Les relations entre Friedrich Merz et l’Etat hébreu se sont néanmoins refroidies depuis sa prise de fonction. L’attitude du chancelier semble aussi accompagner un moindre enthousiasme de l’opinion publique allemande à donner carte blanche à l’Etat israélien pour mener sa guerre à Gaza. Selon une étude de la Fondation Bertelsmann publiée au début du mois de mai, et repérée par Le Monde, seules 36 % des personnes allemandes interrogées expriment aujourd’hui une opinion positive à l’égard d’Israël – un pourcentage en recul de 10 points par rapport à 2021. Une proportion encore plus forte – 60 % – porte quant à elle un jugement négatif sur l’actuel gouvernement de Benyamin Netanyahou. En parallèle, le sentiment d’une responsabilité particulière de l’Allemagne vis-à-vis de l’Etat d’Israël s’estompe, elle aussi, seules un tiers des personnes interrogées étant d’accord avec cette idée.

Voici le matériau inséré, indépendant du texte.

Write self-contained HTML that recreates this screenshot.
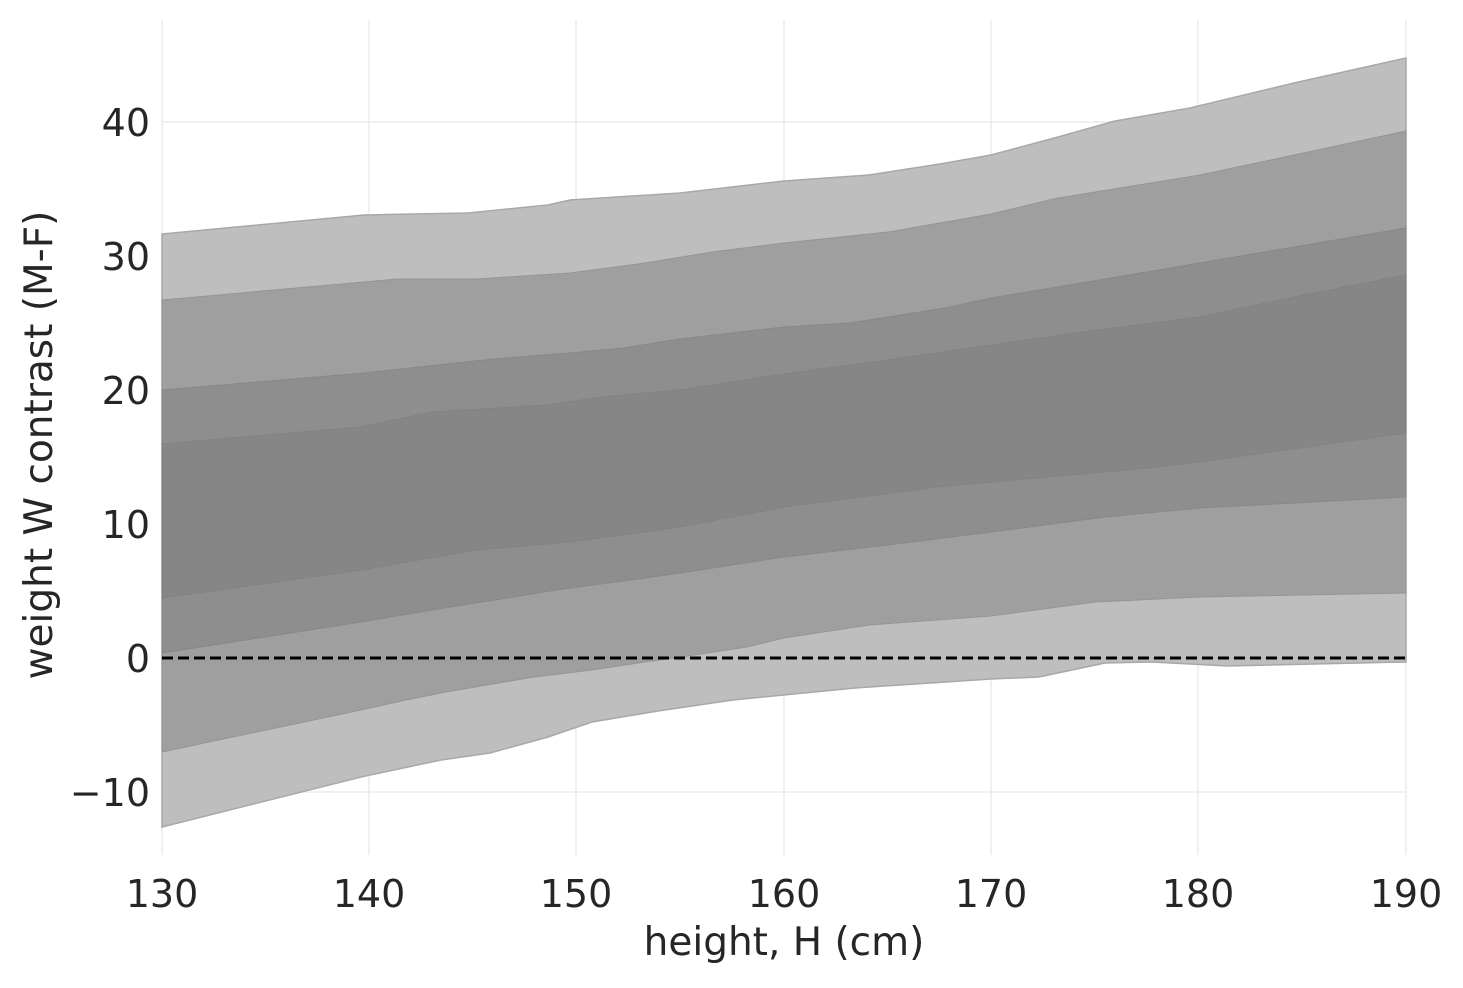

LIRE AUSSI : La conquête de Gaza, le plan de trop d’Israël : « C’est un aveu d’échec »

Berlin n’est pas la seule capitale européenne à avoir durci le ton vis-à-vis de son partenaire israélien. Mardi, la présidente de la Commission européenne a de nouveau condamné le bombardement d’infrastructures civiles à Gaza : « L’intensification des opérations militaires d’Israël à Gaza, visant des infrastructures civiles – dont une école servant de refuge à des familles palestiniennes déplacées – et provoquant la mort de civils, y compris des enfants, est odieuse », a dénoncé Ursula von der Leyen, dont les condamnations accompagnent celles de plusieurs dirigeants européens ces derniers jours.